Embarrassed how? Well, she caught me off guard. I felt unsophisticated. And I felt naive, both to the evils lurking behind counterfeit handbags and to my lack of real vs. fake handbag knowledge. I mean, I've got Coach down because of the "C" and that horse and carriage thing, but that might be it.

Then the thought occurred to me: it's okay that I didn't fully understand the ethical and socioeconomic ramifications connected with black market handbags, let alone what the Mafia is up to (wet cement, brass knuckles, guys named Vinny and Rocko). I just need a place to stash my lip gloss and 3 p.m. piece of chocolate. Doesn't have to be a "bad" bag, just something cute and roomy.
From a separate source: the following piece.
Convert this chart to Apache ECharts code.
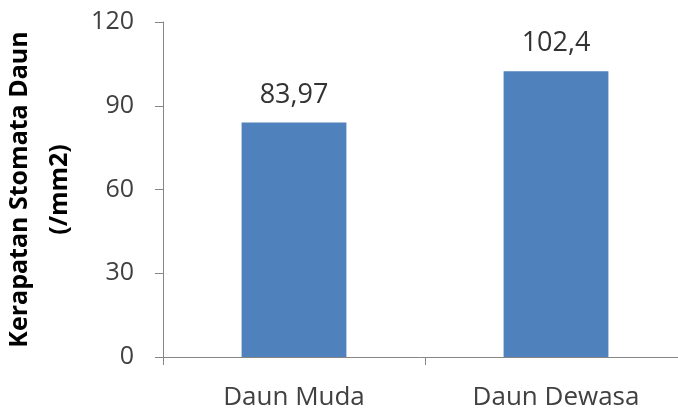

However, what's NOT okay is this: wishing I possessed real and authentic handbag knowledge so that I could impress the anti-fake purse lady. Like maybe I could out-name-brand-drop her. Which is absurd. I have no such knowledge. And even if I did, why show it off?

The apostle Paul was right on when he said in Romans 7:15, "I do not understand what I do. For what I want to do, I do not do. But what I hate, I do." (That's me.)

But Beth Moore profoundly writes, "God has assigned us to this world and Satan has assigned this world to us. Whose influence will win? Will our culture indoctrinate us or will we indoctrinate it?"

So while there is nothing wrong with being "name brand" savvy, I want to focus on becoming Kingdom savvy, having a heart that loves the things God loves and a heart that breaks for what breaks his. Nothing fake about that!


2 comments:

  1. So well said! I completely relate with Romans 7:15. Ahh! I feel this way at least once a day.